Rivière-Salée au début du XXème siècle

Au début du XXème siècle, l’économie sucrière se maintient.
La canne à sucre est omniprésente. Six distilleries (RANLIN, DESPORTES, OZIER LA FONTAINE, BALMELLE, GELAGRE, EMMANUEL, ZONZON) fonctionnent.
Elles produisent du rhum tandis que les usines de Petit-Bourg et de Rivière-Salée fournissent le sucre.

Rivière-Salée est devenue à cette époque, le centre le pus dynamique du sud de la Martinique.

Comment se présentait cette localité ?

Les témoignages recueillis auprès des anciens permettent de s’en faire une idée assez nette.

A la rue Schœlcher, le bourg s’arrêtait au carrefour où sont implantées la parfumerie « TI BAUME » et la boucherie « LE PIED » ;

Au-delà, quelques maisons isolées ne formant pas véritablement corps avec le bourg : une maisonnette, propriété de M. Coulange Octave et qui était devenue un logement d’instituteurs, la maison-Binet (ex : B.N.P.) la gendarmerie. Cette partie de la commune était déjà la campagne.

Ce n’est que beaucoup plus tard qu’à été construit le quartier Courbaril, de la librairie saléenne jusqu’aux écoles.

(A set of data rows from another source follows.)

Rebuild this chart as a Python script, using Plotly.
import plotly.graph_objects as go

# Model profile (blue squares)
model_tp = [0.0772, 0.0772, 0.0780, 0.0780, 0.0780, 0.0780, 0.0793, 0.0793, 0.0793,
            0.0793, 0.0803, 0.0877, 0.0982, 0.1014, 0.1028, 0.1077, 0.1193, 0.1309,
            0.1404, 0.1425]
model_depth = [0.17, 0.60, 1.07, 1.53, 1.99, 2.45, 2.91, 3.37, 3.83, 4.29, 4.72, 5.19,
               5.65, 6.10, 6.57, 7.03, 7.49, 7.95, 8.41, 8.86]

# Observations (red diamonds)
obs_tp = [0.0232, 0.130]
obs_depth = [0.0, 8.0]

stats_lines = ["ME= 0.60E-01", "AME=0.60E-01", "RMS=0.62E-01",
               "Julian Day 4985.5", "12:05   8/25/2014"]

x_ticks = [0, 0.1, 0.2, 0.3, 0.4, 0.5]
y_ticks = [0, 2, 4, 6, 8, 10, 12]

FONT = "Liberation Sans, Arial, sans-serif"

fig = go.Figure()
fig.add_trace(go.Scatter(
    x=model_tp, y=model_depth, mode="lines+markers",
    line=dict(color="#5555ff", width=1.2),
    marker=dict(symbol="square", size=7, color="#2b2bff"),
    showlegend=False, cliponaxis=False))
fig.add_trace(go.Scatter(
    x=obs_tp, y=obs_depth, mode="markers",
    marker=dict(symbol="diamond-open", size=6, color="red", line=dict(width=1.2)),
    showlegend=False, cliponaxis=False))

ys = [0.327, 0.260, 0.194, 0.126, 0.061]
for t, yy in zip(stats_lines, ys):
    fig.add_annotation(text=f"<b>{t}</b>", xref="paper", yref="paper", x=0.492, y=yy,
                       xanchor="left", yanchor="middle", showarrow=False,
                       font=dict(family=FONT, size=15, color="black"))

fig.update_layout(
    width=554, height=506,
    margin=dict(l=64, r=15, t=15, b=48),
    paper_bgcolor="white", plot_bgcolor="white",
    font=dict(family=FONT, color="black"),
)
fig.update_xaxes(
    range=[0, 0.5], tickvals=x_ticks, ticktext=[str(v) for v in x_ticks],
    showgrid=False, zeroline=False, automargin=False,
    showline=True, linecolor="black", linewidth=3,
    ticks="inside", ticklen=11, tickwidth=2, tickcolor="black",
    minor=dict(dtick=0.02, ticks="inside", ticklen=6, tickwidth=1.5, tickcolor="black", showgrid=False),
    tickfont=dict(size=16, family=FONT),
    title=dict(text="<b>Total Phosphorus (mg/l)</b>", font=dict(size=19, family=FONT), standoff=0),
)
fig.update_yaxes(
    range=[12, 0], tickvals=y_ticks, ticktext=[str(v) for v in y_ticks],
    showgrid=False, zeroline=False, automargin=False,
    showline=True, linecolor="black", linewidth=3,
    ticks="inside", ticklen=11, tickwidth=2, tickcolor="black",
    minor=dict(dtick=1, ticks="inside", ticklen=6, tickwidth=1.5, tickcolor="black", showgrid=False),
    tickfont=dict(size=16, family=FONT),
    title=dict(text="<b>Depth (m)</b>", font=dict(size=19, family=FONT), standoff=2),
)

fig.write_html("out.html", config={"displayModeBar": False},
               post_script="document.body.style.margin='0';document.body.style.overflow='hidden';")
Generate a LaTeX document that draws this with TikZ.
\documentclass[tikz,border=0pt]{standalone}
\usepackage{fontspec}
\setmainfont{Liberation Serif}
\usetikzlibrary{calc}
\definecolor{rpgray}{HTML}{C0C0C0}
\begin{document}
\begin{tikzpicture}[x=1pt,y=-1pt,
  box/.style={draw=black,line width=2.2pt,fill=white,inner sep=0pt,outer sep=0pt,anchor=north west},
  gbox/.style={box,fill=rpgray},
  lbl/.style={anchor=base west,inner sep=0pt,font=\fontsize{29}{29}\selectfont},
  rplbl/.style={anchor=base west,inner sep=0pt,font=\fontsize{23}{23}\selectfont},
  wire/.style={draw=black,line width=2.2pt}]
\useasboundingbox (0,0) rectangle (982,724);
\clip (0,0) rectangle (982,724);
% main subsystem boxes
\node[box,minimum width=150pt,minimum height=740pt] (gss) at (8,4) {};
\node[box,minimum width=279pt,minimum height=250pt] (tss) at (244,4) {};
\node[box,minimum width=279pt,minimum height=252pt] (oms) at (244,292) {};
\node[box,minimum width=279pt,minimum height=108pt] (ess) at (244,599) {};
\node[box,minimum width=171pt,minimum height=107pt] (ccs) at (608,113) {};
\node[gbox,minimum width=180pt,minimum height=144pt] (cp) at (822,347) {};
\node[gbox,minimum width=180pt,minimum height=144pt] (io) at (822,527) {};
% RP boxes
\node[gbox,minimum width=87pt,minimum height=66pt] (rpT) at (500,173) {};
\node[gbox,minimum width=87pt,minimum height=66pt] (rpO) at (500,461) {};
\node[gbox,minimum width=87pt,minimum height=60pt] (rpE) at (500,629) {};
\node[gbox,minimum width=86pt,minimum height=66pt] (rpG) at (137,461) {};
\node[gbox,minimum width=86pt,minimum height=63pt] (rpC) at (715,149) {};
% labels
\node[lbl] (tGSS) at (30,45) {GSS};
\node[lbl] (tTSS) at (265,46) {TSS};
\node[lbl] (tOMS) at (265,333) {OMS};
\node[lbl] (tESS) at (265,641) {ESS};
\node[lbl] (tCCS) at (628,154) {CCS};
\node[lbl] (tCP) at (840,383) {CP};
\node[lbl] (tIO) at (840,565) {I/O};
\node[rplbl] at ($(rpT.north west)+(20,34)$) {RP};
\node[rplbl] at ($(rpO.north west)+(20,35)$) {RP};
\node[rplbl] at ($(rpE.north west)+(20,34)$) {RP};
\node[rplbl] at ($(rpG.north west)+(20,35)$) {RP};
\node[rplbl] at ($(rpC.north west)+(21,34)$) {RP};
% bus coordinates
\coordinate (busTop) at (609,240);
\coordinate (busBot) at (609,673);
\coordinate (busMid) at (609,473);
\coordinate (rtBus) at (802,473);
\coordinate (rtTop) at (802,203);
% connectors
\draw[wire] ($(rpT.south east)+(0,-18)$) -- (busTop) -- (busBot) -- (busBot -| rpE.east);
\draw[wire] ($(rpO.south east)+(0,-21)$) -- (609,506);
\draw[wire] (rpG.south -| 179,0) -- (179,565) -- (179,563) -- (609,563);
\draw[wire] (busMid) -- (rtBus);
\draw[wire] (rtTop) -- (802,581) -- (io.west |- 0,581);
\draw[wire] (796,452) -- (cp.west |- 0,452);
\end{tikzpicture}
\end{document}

D’ailleurs, lorsque le maire de l‘époque, Joinville Saint-Prix, décida d’y implanter l’actuel marché couvert, il déclencha un tollé général dans le bourg, les habitants se demandant « de qui avait pu se passer dans la tête de leur maire pour qu’il aille construire un marché jusqu’à… DESMARINIERES ! »

Rivière-salée Martinique - photos anciennes
Marché couvert à Riviere-Salée

Toute l’animation se concentrait dans la partie de la commune que nous appelons aujourd’hui « bas du bourg ». Magasins et épiceries y étaient installés. On retrouvait implantées sur ce tronçon de la rue Schœlcher, des succursales des grands magasins de Fort-de-France, Bidaut, Sans-Pareil, Reynoir, Marsan, Mauriello.

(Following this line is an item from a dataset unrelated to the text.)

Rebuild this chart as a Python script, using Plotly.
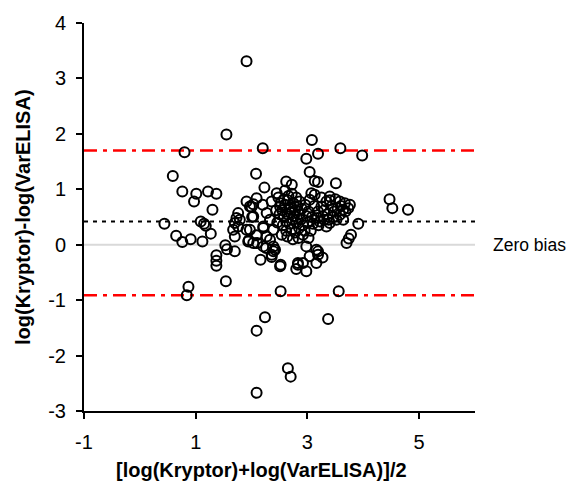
import plotly.graph_objects as go

# Bland-Altman data: mean of logs (x) and difference of logs (y)
mean_log = [
    1.91, 1.55, 0.80, 2.20, 2.98, 3.08, 3.19, 3.59, 3.98, 0.59,
    0.76, 1.01, 0.97, 1.22, 1.37, 1.30, 0.44, 1.09, 1.15, 1.18,
    1.27, 0.65, 0.76, 0.91, 1.12, 1.53, 1.56, 1.37, 1.37, 1.37,
    1.54, 0.87, 0.84, 2.52, 3.56, 2.24, 2.09, 3.37, 2.65, 2.70,
    2.09, 4.47, 4.52, 4.80, 3.91, 3.78, 3.74, 3.70, 2.08, 3.04,
    3.51, 2.23, 2.62, 2.72, 3.13, 3.19, 2.16, 2.52, 2.80, 2.83,
    2.98, 3.16, 3.27, 3.19, 2.10, 1.91, 2.03, 2.09, 2.00, 2.20,
    2.01, 1.76, 1.73, 1.70, 1.76, 1.67, 1.79, 1.91, 1.70, 1.95,
    1.70, 2.26, 2.39, 2.36, 2.51, 2.27, 2.33, 2.45, 2.51, 2.39,
    2.54, 2.36, 1.94, 3.07, 3.13, 3.04,
    3.40, 3.34, 3.25, 3.19, 3.28, 3.58, 3.67, 3.76, 3.73, 3.64,
    3.58, 3.52, 3.64, 3.40, 3.34, 2.98, 3.16, 3.19, 3.04, 2.92,
    2.83, 2.21, 2.27, 2.33, 2.21, 2.39, 2.36, 2.42,
    2.55, 2.60, 2.65, 2.70, 2.75, 2.58, 2.64, 2.70, 2.78, 2.85,
    2.62, 2.68, 2.74, 2.80, 2.88, 2.92, 2.72, 2.78, 2.85, 2.95,
    3.00, 2.66, 2.72, 2.80, 2.58, 2.52, 2.50, 2.56, 2.62, 2.90,
    2.96, 3.02, 3.08, 2.98, 2.82, 2.86, 2.68, 2.76, 2.92, 3.02,
    3.06, 2.84, 2.74, 2.64, 2.60, 2.48, 2.44, 2.46, 3.10, 3.12,
    3.18, 3.22, 3.30, 3.36, 3.44, 3.48, 3.46, 3.54, 3.60, 3.68,
    3.40, 3.50, 3.25, 3.20, 3.30, 3.38,
    1.97, 2.03, 1.97, 2.09, 2.21, 2.03,
]
diff_log = [
    3.31, 1.99, 1.67, 1.74, 1.55, 1.89, 1.64, 1.74, 1.61, 1.24,
    0.96, 0.92, 0.78, 0.96, 0.92, 0.63, 0.38, 0.42, 0.38, 0.34,
    0.20, 0.16, 0.05, 0.10, 0.06, -0.01, -0.08, -0.19, -0.29, -0.38,
    -0.66, -0.76, -0.91, -0.84, -0.84, -1.31, -1.55, -1.34, -2.23, -2.38,
    -2.67, 0.82, 0.66, 0.63, 0.38, 0.18, 0.11, 0.03, 1.28, 1.31,
    1.11, 1.03, 1.14, 1.08, 1.15, 1.13, -0.27, -0.36, -0.44, -0.33,
    -0.48, -0.33, -0.23, -0.12, 0.03, 0.78, 0.73, 0.84, 0.68, 0.72,
    0.50, 0.57, 0.48, 0.39, 0.33, 0.27, 0.45, 0.27, 0.15, 0.08,
    -0.12, -0.06, -0.12, -0.22, -0.39, 0.57, 0.45, 0.93, 0.69, 0.27,
    0.18, 0.78, 0.06, 0.93, 0.90, 0.81,
    0.87, 0.78, 0.69, 0.60, 0.51, 0.78, 0.75, 0.72, 0.66, 0.63,
    0.54, 0.45, 0.45, 0.39, 0.33, -0.03, -0.09, -0.18, -0.21, -0.33,
    -0.36, 0.30, 0.15, 0.09, -0.03, -0.03, -0.18, -0.09,
    0.62, 0.72, 0.80, 0.68, 0.75, 0.50, 0.55, 0.58, 0.62, 0.55,
    0.42, 0.38, 0.46, 0.40, 0.45, 0.35, 0.28, 0.22, 0.30, 0.25,
    0.40, 0.88, 0.92, 0.85, 0.82, 0.75, 0.55, 0.35, 0.25, 0.65,
    0.72, 0.60, 0.50, 0.52, 0.70, 0.78, 0.65, 0.52, 0.18, 0.12,
    0.25, 0.12, 0.10, 0.15, 0.98, 0.85, 0.62, 0.40, 0.38, 0.70,
    0.48, 0.42, 0.62, 0.55, 0.70, 0.60, 0.50, 0.66, 0.70, 0.60,
    0.80, 0.82, 0.85, 0.35, 0.45, 0.45,
    0.69, 0.51, 0.27, 0.17, 0.33, 0.03,
]

mean_bias = 0.42
upper_loa = 1.70
lower_loa = -0.91
x_ticks = [-1, 1, 3, 5]
x_tick_labels = ["-1", "1", "3", "5"]
y_ticks = [-3, -2, -1, 0, 1, 2, 3, 4]
y_tick_labels = ["-3", "-2", "-1", "0", "1", "2", "3", "4"]

FONT = "Arial, Liberation Sans, sans-serif"

fig = go.Figure()
fig.add_trace(go.Scatter(
    x=mean_log, y=diff_log, mode="markers",
    marker=dict(symbol="circle-open", size=10, color="black",
                line=dict(width=2, color="black")),
    showlegend=False, hoverinfo="x+y",
))

# zero line, bias, limits of agreement
fig.add_shape(type="line", xref="x", yref="y", x0=-1, x1=6, y0=0, y1=0,
              line=dict(color="#d9d9d9", width=2), layer="below")
fig.add_shape(type="line", xref="x", yref="y", x0=-1, x1=6, y0=mean_bias, y1=mean_bias,
              line=dict(color="black", width=2, dash="4px,5px"), layer="below")
for v in (upper_loa, lower_loa):
    fig.add_shape(type="line", xref="x", yref="y", x0=-1, x1=6, y0=v, y1=v,
                  line=dict(color="#ff0000", width=2.5, dash="13px,6px,4px,6px"),
                  layer="below")

fig.add_annotation(x=1, xref="paper", xanchor="left", xshift=16, y=0, yref="y",
                   text="Zero bias", showarrow=False,
                   font=dict(family=FONT, size=17.5, color="black"))
fig.add_annotation(x=0.455, xref="paper", y=0, yref="paper", yanchor="middle",
                   yshift=-59, text="<b>[log(Kryptor)+log(VarELISA)]/2</b>",
                   showarrow=False, font=dict(family=FONT, size=20, color="black"))
fig.add_annotation(x=0, xref="paper", xanchor="center", xshift=-61, y=0.5, yref="paper",
                   text="<b>log(Kryptor)-log(VarELISA)</b>", textangle=-90,
                   showarrow=False, font=dict(family=FONT, size=20, color="black"))

fig.update_layout(
    width=571, height=497,
    margin=dict(l=84, r=96, t=20, b=86),
    plot_bgcolor="white", paper_bgcolor="white",
    font=dict(family=FONT, size=20, color="black"),
    xaxis=dict(range=[-1, 6], tickvals=x_ticks, ticktext=x_tick_labels,
               showgrid=False, zeroline=False,
               showline=True, linecolor="black", linewidth=2,
               ticks="outside", ticklen=6, tickwidth=2, tickcolor="black",
               ticklabelstandoff=6),
    yaxis=dict(range=[-3, 4], tickvals=y_ticks, ticktext=y_tick_labels,
               showgrid=False, zeroline=False,
               showline=True, linecolor="black", linewidth=2,
               ticks="outside", ticklen=6, tickwidth=2, tickcolor="black",
               ticklabelstandoff=6),
)

fig.write_html("out.html")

A l’Est s’étendait un bois de campêches, entre la rue des Etages et la partie marécageuse où à été implantée la station radio-électronique.

Ce bois faisait la joie des garnements du bourg. C’est là qu’ils passaient le plus clair de leur temps, quand arrivaient les fêtes de Pâques à tendre les pièges à crabes. D’autres jeux les occupaient lors des grandes vacances, débusquer à coup de pierres, le rats qui avaient élu domicile sous les frondaisons ou piéger les malheureux merles qui s’étaient laissés tenter par un appât hélas enrobé de glu.

Les rares rues étaient empierrées ; ailleurs rare aussi étaient les automobiles de la commune ; seulement trois : deux taxis, propriétés Eustache, et une autre appartenant à Madame Binet qui acceptait de faire quelques courses pour des clients de qualité. Les rues étaient éclairées aux réverbères – Grand Bourg ne sera électrifié que dans les années 35.36, Monsieur Marius Letord assurait l’allumage et l’extinction des réverbères. Il effectuait aussi le nettoyage des caniveaux. C’était un peu lui, l’horloge du bourg. Le bruit de sa pelle au fond des caniveaux annonçait le klaxon de la postale qui précédait de peu l’angelus du matin ; cette postale qui s’arrêtait devant le bureau de poste de l’époque, maison Desportes contigüe à celle des Nicar (Chez Malou) rythmait aussi la vie du bourg.

C’était M. Véronique, l’ancien maire du Diamant qui assurait le service entre Diamant et Fort-de-France.

Siège de l'Eclair de Rivière-salée Martinique - photos anciennes
Le marché en plein air – Photo : Coll. Fondation Clément

Le marché se tenait sur la place Gérald Pierre-Rose où se dressait un haut palmier planté dit-on, au moment de l’armistice. Dans un coin, celui qui jouxte le terrain des Beroard du côté de la rue des Etages, s’alignaient les étals de deux ou trois bouchers-Polidor, Beaudy, Louisy-Louis. Ce marché aligné était très animé, car Rivière-Salée était devenue un bourg très actif. Tous les dimanches, les habitants des communes de l’extrême sud venaient s’y approvisionner. Des Trois-Ilets, du Diamant, de Sainte-Luce, on venait acheter des légumes apportés sur mulets bâtés qui arrivaient de Rivière-Pilote, Saint-Esprit et même du Vauclin.

Cette place animait aux fêtes patronales avec les chevaux de bois de Monsieur Dolor, les multiples échoppes décorées de flamboyants où se pressaient paysans  endimanchés venus des mornes environnants, travailleurs des usines tentant leur chance aux multiples jeux de hasard, garnement effrontés échappés furtivement des bicoques, caressant un rêve fou : celui de goûter à tous ces bonheurs interdits.